MA Lawson, D Li, CA Glidewell-Kenney and FJ Lopez
Androgens have a profound effect on the hypothalamic-pituitary axis by reducing the synthesis and release of the pituitary gonadotropin LH. The effect on LH is partly a consequence of a direct, steroid-dependent action on pituitary function. Although androgen action has been well studied in vivo, in vitro cell models of androgen action on pituitary gonadotropes have been scarce. Recently, an LH-expressing cell line, LbetaT2, was generated by tumorigenesis targeted to the LH-producing cells of the mouse pituitary. The purpose of these studies was to determine the presence of androgen receptor (AR) and establish its function in this cell line.
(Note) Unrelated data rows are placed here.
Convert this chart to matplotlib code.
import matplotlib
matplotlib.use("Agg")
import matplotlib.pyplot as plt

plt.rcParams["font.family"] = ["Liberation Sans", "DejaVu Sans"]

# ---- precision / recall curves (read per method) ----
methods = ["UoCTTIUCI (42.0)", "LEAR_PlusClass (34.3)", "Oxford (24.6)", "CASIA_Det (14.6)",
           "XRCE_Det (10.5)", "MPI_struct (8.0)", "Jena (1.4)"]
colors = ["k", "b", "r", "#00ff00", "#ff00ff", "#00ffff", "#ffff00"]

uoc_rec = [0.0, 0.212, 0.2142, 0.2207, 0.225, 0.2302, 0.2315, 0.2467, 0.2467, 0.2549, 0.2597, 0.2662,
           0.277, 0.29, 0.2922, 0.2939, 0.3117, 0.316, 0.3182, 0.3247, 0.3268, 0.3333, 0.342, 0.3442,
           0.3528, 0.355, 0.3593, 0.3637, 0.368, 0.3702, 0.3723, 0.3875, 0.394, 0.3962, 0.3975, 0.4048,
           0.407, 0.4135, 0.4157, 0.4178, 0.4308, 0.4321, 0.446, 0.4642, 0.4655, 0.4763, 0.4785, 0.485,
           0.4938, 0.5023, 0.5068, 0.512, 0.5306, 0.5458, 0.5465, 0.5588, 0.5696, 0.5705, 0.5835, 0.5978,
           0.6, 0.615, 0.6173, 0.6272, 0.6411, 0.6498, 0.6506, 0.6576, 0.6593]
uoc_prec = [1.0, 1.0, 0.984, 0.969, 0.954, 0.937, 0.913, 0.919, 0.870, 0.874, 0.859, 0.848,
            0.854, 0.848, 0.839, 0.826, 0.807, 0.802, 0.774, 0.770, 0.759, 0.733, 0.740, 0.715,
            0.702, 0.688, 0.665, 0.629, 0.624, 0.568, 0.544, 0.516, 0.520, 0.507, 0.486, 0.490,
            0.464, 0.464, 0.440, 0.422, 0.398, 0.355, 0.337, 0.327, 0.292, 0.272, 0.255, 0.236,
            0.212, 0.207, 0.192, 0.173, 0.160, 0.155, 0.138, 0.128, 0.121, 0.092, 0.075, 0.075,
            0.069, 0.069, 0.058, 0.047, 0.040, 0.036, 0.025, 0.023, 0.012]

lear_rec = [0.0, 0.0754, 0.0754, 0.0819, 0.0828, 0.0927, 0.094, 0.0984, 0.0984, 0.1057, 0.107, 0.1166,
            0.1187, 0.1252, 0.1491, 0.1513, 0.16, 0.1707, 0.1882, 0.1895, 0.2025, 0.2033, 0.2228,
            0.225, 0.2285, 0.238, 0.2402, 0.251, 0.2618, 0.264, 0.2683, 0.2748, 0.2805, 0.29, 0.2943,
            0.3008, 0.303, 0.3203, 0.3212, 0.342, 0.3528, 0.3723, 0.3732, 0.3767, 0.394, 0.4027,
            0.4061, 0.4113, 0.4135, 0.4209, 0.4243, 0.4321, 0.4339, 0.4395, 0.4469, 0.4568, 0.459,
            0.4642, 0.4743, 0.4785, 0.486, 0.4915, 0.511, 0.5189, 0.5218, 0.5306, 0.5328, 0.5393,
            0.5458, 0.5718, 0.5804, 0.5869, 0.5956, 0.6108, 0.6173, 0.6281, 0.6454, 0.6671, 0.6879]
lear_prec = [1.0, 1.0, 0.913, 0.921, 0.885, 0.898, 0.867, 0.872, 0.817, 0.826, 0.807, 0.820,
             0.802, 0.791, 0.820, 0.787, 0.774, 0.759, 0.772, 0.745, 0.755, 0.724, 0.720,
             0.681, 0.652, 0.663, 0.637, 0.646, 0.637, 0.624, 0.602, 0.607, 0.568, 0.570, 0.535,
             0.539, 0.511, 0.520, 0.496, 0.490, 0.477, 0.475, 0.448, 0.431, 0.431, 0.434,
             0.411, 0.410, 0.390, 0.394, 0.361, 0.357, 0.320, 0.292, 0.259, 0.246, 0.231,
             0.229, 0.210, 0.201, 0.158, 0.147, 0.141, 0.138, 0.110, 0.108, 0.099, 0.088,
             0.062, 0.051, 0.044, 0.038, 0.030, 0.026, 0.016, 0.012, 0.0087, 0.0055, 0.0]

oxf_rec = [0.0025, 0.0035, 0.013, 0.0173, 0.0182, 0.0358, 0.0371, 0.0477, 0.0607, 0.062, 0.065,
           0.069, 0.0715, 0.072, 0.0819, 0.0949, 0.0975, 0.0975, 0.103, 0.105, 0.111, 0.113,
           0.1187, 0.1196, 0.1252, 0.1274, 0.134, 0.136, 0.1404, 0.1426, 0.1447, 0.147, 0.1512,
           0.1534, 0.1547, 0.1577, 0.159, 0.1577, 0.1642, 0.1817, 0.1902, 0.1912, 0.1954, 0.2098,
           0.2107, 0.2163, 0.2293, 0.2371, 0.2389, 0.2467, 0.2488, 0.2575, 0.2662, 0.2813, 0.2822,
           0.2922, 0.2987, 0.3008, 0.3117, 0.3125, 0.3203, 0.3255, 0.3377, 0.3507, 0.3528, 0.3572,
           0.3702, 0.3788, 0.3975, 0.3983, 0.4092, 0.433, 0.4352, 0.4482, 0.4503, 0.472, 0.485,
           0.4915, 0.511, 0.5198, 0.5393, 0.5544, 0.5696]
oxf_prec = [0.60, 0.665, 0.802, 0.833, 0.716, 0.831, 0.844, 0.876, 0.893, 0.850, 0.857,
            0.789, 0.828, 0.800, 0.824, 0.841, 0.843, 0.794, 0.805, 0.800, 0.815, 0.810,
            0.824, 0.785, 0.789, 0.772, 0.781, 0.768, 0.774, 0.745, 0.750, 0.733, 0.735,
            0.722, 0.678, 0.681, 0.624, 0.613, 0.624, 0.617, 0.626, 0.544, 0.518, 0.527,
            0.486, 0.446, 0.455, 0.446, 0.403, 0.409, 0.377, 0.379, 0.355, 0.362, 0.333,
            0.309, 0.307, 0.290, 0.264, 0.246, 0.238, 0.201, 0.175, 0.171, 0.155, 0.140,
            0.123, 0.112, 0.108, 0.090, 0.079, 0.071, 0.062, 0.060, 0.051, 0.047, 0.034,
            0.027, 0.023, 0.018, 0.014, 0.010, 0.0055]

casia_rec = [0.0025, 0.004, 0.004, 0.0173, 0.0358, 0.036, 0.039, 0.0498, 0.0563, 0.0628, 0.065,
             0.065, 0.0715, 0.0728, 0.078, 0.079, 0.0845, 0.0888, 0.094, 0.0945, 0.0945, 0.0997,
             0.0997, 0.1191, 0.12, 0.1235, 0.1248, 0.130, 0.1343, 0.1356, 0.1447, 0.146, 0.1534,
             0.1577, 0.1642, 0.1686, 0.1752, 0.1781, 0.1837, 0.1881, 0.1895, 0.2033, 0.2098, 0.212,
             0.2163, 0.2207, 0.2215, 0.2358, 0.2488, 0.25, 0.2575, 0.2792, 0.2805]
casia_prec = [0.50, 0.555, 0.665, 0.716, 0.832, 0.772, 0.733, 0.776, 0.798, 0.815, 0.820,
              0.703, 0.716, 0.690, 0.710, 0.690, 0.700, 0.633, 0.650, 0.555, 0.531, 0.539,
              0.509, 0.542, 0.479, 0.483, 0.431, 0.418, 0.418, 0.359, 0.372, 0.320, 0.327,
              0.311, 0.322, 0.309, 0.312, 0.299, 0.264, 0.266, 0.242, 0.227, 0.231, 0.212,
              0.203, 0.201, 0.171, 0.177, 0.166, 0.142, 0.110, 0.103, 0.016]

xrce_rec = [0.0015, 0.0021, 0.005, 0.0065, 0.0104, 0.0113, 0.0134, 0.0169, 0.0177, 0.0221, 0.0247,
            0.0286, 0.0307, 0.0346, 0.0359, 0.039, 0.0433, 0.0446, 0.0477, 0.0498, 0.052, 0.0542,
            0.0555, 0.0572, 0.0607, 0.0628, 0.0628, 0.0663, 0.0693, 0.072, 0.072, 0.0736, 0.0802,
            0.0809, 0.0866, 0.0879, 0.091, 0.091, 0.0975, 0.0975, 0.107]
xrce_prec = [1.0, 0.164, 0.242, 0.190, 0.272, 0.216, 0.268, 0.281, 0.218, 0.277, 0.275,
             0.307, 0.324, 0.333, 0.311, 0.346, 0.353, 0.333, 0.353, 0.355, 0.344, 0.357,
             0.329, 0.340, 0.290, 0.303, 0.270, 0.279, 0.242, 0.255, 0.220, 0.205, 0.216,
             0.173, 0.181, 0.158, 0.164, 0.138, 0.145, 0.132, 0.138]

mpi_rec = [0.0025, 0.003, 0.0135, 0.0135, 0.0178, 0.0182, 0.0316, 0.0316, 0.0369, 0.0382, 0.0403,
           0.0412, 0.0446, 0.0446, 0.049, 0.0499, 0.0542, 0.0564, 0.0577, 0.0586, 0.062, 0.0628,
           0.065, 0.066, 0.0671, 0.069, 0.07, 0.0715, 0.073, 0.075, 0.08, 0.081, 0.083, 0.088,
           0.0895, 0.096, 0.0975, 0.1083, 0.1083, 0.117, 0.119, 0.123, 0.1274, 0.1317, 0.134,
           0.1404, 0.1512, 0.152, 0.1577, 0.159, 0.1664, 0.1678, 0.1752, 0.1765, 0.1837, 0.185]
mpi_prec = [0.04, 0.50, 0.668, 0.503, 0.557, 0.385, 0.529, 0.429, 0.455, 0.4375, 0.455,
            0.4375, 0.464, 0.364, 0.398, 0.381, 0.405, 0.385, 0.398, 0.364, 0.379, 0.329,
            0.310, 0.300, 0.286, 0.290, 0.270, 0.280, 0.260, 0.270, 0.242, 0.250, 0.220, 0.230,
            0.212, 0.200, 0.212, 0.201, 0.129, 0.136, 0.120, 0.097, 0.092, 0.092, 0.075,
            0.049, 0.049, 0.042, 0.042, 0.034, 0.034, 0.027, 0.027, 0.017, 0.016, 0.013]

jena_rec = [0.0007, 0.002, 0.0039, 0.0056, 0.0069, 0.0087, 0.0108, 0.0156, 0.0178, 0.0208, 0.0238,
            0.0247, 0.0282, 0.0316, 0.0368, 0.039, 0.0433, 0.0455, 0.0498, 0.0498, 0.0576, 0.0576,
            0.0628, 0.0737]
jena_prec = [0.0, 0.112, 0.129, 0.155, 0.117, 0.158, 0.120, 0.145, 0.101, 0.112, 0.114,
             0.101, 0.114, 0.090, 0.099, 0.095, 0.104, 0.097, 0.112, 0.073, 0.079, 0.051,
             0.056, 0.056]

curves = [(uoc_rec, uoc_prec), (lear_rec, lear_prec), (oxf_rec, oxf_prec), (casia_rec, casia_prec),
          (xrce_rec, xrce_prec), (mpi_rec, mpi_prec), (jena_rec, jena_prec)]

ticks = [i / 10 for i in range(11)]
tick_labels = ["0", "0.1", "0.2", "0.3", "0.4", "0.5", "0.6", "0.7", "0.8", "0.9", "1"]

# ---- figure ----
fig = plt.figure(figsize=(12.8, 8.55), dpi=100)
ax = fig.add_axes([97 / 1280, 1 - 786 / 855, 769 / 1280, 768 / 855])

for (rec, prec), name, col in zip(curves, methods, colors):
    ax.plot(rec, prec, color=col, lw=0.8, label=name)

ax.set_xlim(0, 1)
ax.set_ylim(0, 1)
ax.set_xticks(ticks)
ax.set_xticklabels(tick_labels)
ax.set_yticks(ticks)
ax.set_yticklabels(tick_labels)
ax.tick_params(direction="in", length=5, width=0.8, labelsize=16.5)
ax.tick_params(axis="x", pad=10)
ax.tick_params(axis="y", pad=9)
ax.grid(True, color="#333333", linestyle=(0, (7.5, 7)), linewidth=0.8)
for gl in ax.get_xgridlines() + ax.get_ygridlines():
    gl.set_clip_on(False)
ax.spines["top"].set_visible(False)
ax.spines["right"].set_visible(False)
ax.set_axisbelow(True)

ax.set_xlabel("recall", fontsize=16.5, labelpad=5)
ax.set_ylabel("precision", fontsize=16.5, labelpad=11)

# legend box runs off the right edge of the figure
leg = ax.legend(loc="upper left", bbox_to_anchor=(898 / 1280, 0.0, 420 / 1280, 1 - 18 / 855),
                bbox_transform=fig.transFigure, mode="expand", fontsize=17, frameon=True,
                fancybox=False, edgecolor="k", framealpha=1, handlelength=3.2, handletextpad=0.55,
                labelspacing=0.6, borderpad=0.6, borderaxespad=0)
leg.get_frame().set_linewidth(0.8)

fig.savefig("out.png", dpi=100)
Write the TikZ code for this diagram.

RT-PCR analysis indicated that the LbetaT2 cell line expresses AR mRNA. Transient transfection assays, using the mouse mammary tumor virus (MMTV) promoter, showed that a functional AR is also present. Testosterone (TEST), dihydrotestosterone (DHT), 7alpha-methyl-19-nortestosterone (MENT), and fluoxymesterone (FLUOXY) increased reporter gene activity in the rank order of potencies MENT>DHT> TEST>FLUOXY. Additionally, activation of MMTV promoter activity by DHT in LbetaT2 cells was diminished by the AR antagonists casodex and 2-hydroxy-flutamide, indicating that the effects of DHT are mediated through AR. In summary, these studies showed that the LbetaT2 cell line is a useful model for the evaluation and molecular characterization of androgen action in pituitary gonadotropes.